Sadly for them, there was no safe road to bring in supplies, so the city was starving, and I had to wait three more turns for the Zulu alliance to end before I could help them.
OK, here's some lines from my sparse note file. "In 190BC, China launches sneak attack vs a city pressuring their border. I tell ya, nothing much ticks off the AI more than dense builds at the border. In 70BC, Engineering @3rd from Germany for 30gpt. Monotheism from Japan for Engineering and change. Feudalism from Zulus for Monotheism and Engineering. Paris swaps to SunTzu with 300 shields already in the box." Ha! Now that's how to run a trade, got a 3fer there right before my Great Library prebuild was about to run out. (You might think I wanted the Library for its culture, but phooey on that! I needed to deny these 'mongers the wonder, as well as put a free barrack in all my towns, AND end the cascade before they discovered Theology or Invention).
Finally the alliance expired, I cancelled out of the renewal option, then I threw all I had at Chinese units still on my soil...
...then made peace with them. I was unable to extract any cities, and they had no tech, so the peace deal was dismal, but I was obliged by rule to make every reasonable effort to end starvation. So here you see Tsingtao now able to feed itself after the treaty was signed.

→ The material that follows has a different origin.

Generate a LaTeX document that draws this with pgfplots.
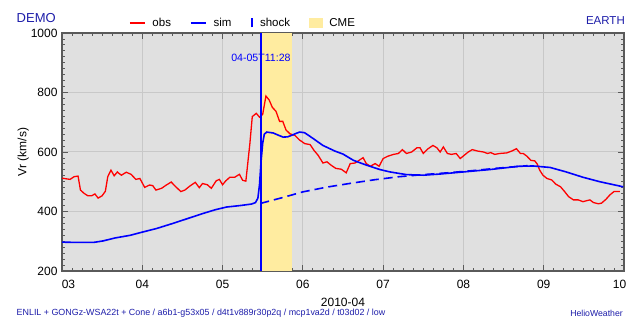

Note that Strasbourg has been added, and that all of my cities hold cultural dominance over contested tiles in all locations. I had to spend large in the southeast (Dijon had to have ALL FIVE of its fundamental cultural buildings subsidized wholly or majorly by federal funds, while dye town had also needed some big purchases).
My towns got their temples and libraries built, and most were working on courthouse, granary, or aqueduct.